:: WHAT YOU SHOULD DO ::
Leave out the pictures and copy everything else below exactly.

:: COLLECTED DATA ::

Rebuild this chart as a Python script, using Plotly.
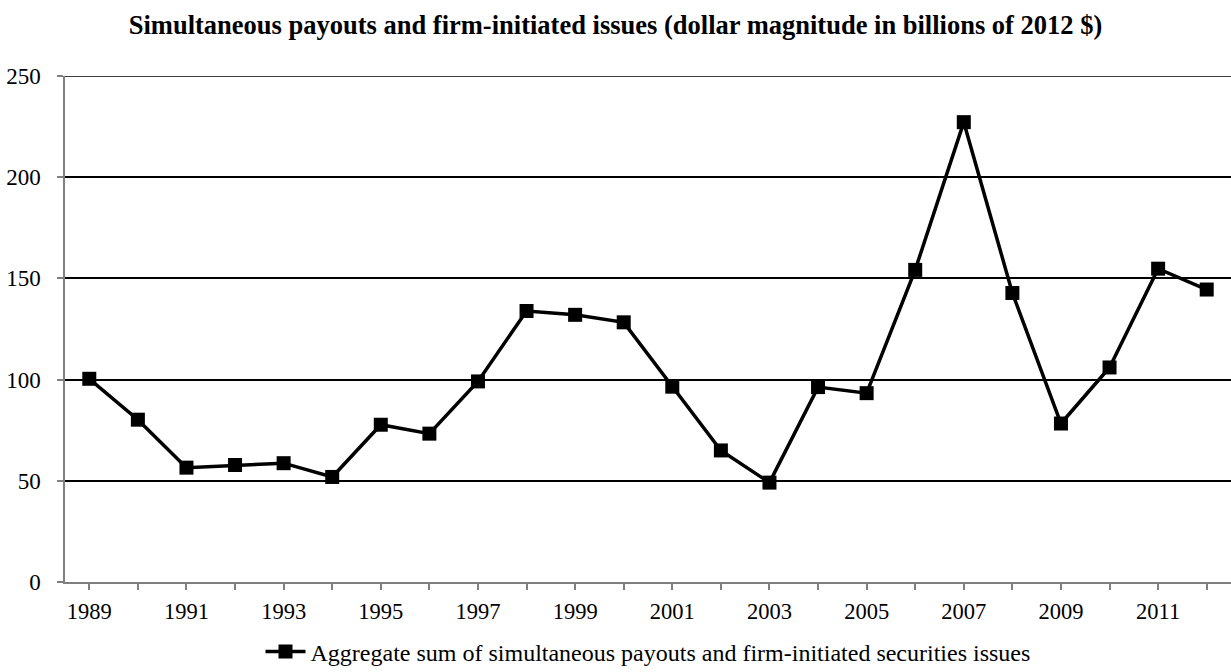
import plotly.graph_objects as go

years = list(range(1989, 2013))
values = [100.4, 80.2, 56.5, 57.8, 58.7, 51.9, 77.7, 73.3, 99.1, 133.9, 132.0, 128.3,
          96.5, 65.0, 49.1, 96.3, 93.3, 154.2, 227.2, 142.8, 78.3, 106.0, 154.8, 144.5]
tick_years = list(range(1989, 2013, 2))
y_ticks = [0, 50, 100, 150, 200, 250]
series_name = "Aggregate sum of simultaneous payouts and firm-initiated securities issues"
title = "<b>Simultaneous payouts and firm-initiated issues (dollar magnitude in billions of 2012 $)</b>"

FONT = "Liberation Serif, Times New Roman, serif"

fig = go.Figure()
fig.add_trace(go.Scatter(
    x=years, y=values, mode="lines+markers", name=series_name,
    line=dict(color="black", width=3.5),
    marker=dict(symbol="square", size=14, color="black"),
))

# top gridline (at the upper edge of the value axis)
fig.add_shape(type="line", xref="paper", yref="y", x0=0, x1=1,
              y0=y_ticks[-1], y1=y_ticks[-1], line=dict(color="black", width=1.5),
              layer="below")

fig.update_layout(
    width=1231, height=672,
    margin=dict(l=65, r=0, t=76, b=90, autoexpand=False),
    paper_bgcolor="white", plot_bgcolor="white",
    font=dict(family=FONT, size=22, color="black"),
    title=dict(text=title, x=0.5, xanchor="center", y=0.963, yanchor="middle",
               font=dict(family=FONT, size=26.5, color="black")),
    showlegend=True,
    legend=dict(orientation="h", x=0.5, xanchor="center", yref="container",
                y=0.03, yanchor="middle",
                font=dict(family=FONT, size=24), itemwidth=40),
    xaxis=dict(
        range=[1988.5, 2012.5], tickmode="array", tickvals=tick_years,
        ticktext=[str(y) for y in tick_years],
        ticks="outside", ticklen=6, tickcolor="#808080", tickwidth=1.5,
        minor=dict(tickmode="array", tickvals=years, ticks="outside", ticklen=6,
                   tickcolor="#808080", tickwidth=1.5, showgrid=False),
        showline=True, linecolor="#808080", linewidth=1.5,
        showgrid=False, zeroline=False, ticklabelstandoff=2, automargin=False,
        tickfont=dict(family=FONT, size=22.5),
    ),
    yaxis=dict(
        range=[0, 250], tickvals=y_ticks,
        ticks="outside", ticklen=6, tickcolor="#808080", tickwidth=1.5,
        showline=True, linecolor="#808080", linewidth=1.5,
        showgrid=True, gridcolor="black", gridwidth=1.5, zeroline=False,
        ticklabelstandoff=12, automargin=False,
        tickfont=dict(family=FONT, size=23),
    ),
)

fig.write_html("out.html")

:: RESPONSE ::
Rebuild this chart as a Python script, using Plotly.
import plotly.graph_objects as go

years = list(range(1989, 2013))
values = [100.4, 80.2, 56.5, 57.8, 58.7, 51.9, 77.7, 73.3, 99.1, 133.9, 132.0, 128.3,
          96.5, 65.0, 49.1, 96.3, 93.3, 154.2, 227.2, 142.8, 78.3, 106.0, 154.8, 144.5]
tick_years = list(range(1989, 2013, 2))
y_ticks = [0, 50, 100, 150, 200, 250]
series_name = "Aggregate sum of simultaneous payouts and firm-initiated securities issues"
title = "<b>Simultaneous payouts and firm-initiated issues (dollar magnitude in billions of 2012 $)</b>"

FONT = "Liberation Serif, Times New Roman, serif"

fig = go.Figure()
fig.add_trace(go.Scatter(
    x=years, y=values, mode="lines+markers", name=series_name,
    line=dict(color="black", width=3.5),
    marker=dict(symbol="square", size=14, color="black"),
))

# top gridline (at the upper edge of the value axis)
fig.add_shape(type="line", xref="paper", yref="y", x0=0, x1=1,
              y0=y_ticks[-1], y1=y_ticks[-1], line=dict(color="black", width=1.5),
              layer="below")

fig.update_layout(
    width=1231, height=672,
    margin=dict(l=65, r=0, t=76, b=90, autoexpand=False),
    paper_bgcolor="white", plot_bgcolor="white",
    font=dict(family=FONT, size=22, color="black"),
    title=dict(text=title, x=0.5, xanchor="center", y=0.963, yanchor="middle",
               font=dict(family=FONT, size=26.5, color="black")),
    showlegend=True,
    legend=dict(orientation="h", x=0.5, xanchor="center", yref="container",
                y=0.03, yanchor="middle",
                font=dict(family=FONT, size=24), itemwidth=40),
    xaxis=dict(
        range=[1988.5, 2012.5], tickmode="array", tickvals=tick_years,
        ticktext=[str(y) for y in tick_years],
        ticks="outside", ticklen=6, tickcolor="#808080", tickwidth=1.5,
        minor=dict(tickmode="array", tickvals=years, ticks="outside", ticklen=6,
                   tickcolor="#808080", tickwidth=1.5, showgrid=False),
        showline=True, linecolor="#808080", linewidth=1.5,
        showgrid=False, zeroline=False, ticklabelstandoff=2, automargin=False,
        tickfont=dict(family=FONT, size=22.5),
    ),
    yaxis=dict(
        range=[0, 250], tickvals=y_ticks,
        ticks="outside", ticklen=6, tickcolor="#808080", tickwidth=1.5,
        showline=True, linecolor="#808080", linewidth=1.5,
        showgrid=True, gridcolor="black", gridwidth=1.5, zeroline=False,
        ticklabelstandoff=12, automargin=False,
        tickfont=dict(family=FONT, size=23),
    ),
)

fig.write_html("out.html")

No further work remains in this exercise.